At least according to The Information, a fascinating and dense book by James Gleick about the evolution of well, information.  It’s not the easiest book to read – I’m about a third through it – but there’s a lot in there.  (There’s a whole chapter on the syntax of African talking drums.)  The development and value of consistent spelling is one of the many nuggets you can find in it, and one I’m stretching (and torturing some metaphors for) to cover some ideas on data journalism.

So bear with me.

Gleick traces the development of language, and more importantly, how the innovations of writing and consistent spelling would transform the very process of thinking.  Perhaps some of this seems obvious now – at least the part about the invention of writing – but the book explains the changes well.  Certainly writing changed the fundamental nature of communication.

Before writing, communication is evanescent and local; sounds carry a few yards and fade to oblivion.

But the new channel does more than extend the previous channel.  It enables reuse and “re-collection” – new modes. It permits whole new architectures of information. Among them are history, law, business, mathematics and logic.

As Gleick notes:

Logic might be imagined to exist independent of writing – syllogisms can be spoken as well as written – but it did not.  Speech is too fleeting to allow for analysis.  Logic descended from the written word, in Greece as well as India and China, where it developed independently.

Not that everyone welcomed this development.  Plato, that old curmudgeon, was right that this would upend traditional ways of communicating.  Where he was wrong was in the value of the new ways compared to the old ways.  (Sound familiar?)

For this invention will produce forgetfulness in the minds of those who learn to use it, because they will not practice their memory.  Their trust in writing, produced by external characters which are no part of themselves, will discourage the use of their own memory within them.  You have invented an elixir not of memory, but of reminding; and you offer your pupils the appearance of wisdom, but not true wisdom.

Still, none of the advantages of writing back then depended on good – or consistent spelling.  Indeed, “correct” ‘spelling wasn’t considered important for a long time, as long as readers understood what was being conveyed.

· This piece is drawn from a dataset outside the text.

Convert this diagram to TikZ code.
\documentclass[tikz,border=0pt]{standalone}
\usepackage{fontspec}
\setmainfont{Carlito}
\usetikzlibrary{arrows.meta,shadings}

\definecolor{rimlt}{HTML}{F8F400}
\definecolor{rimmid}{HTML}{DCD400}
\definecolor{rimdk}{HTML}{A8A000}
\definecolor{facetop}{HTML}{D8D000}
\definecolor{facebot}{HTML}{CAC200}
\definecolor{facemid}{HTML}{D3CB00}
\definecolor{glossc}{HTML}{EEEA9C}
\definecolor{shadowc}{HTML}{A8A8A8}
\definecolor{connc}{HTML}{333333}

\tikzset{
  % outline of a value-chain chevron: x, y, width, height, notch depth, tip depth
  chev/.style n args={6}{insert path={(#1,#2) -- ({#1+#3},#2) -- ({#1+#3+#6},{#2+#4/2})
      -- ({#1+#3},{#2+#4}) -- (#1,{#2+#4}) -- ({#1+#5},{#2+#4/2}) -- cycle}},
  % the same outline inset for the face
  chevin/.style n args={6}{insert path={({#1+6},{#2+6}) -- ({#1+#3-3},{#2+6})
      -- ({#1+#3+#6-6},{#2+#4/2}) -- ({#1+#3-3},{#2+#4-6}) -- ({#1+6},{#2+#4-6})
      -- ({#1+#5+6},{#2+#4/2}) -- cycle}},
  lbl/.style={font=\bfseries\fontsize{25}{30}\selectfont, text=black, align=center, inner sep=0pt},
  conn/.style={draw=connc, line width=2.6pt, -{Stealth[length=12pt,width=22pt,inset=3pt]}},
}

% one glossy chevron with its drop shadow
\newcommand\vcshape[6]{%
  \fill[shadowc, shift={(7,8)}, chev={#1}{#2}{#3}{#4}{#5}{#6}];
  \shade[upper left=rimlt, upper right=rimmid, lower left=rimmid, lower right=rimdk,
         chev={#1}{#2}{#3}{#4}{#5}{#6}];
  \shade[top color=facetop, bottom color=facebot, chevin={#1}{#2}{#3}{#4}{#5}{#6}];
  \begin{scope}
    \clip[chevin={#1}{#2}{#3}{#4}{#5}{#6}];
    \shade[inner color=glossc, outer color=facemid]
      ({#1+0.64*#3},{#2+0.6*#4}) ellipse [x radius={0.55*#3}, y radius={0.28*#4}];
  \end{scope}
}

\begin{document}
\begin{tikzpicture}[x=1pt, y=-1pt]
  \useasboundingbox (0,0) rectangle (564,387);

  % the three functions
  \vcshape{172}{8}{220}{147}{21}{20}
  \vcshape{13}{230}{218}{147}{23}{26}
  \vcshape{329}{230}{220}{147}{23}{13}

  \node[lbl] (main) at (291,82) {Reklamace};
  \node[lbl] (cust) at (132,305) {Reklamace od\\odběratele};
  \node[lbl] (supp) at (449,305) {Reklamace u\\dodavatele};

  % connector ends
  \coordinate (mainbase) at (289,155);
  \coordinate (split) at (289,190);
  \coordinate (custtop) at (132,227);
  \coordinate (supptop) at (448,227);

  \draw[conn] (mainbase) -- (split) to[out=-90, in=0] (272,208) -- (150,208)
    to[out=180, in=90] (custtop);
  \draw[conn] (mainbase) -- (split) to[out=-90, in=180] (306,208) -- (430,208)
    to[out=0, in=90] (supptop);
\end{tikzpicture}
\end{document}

That began to change in the 1600s, and the publication of a dictionary by Robert Cawdrey (or Cowdrey, or Cawdry) entitled A Table Alphabeticall marked a new phase in the evolution of language – because it was compiled alphabetically.  That may seem like a logical way to do it now, but if you don’t spell consistently, how can you organize a book alphabetically?  (Previous dictionaries were organized by theme and topics, not spelling.)

Gleick notes how odd it is, in many ways, to use spelling to order words – how it strips meaning from words and reduces it to a series of symbols.

…the system is unnatural.  It forces readers to detach information from meaning; to treat words strictly as character strings; to focus abstractly on the configuration of the word.

Topical lists were thought provoking, imperfect and creative. Alphabetical lists were mechanical, effective and automatic.  Considered alphabetically, words are no more than tokens, each placed in a slot.  In effect they as well be numbers.

But what words lost in creativity they gained in consistency and standardization – and all sorts of advantages, from dictionaries to being able to sort and find words in chunks of text such as phone books.

So are we at a similar junction today?  Can we also begin to standardize some forms of text information – certain types of stories, or at least parts of stories – even at the cost of some creativity, in order to unlock potentially much more creativity when we have much more consistent building blocks of information?

What is standardization worth, and how can we allow for both creativity and consistency?  And what new types of ideas can we unlock if we do that?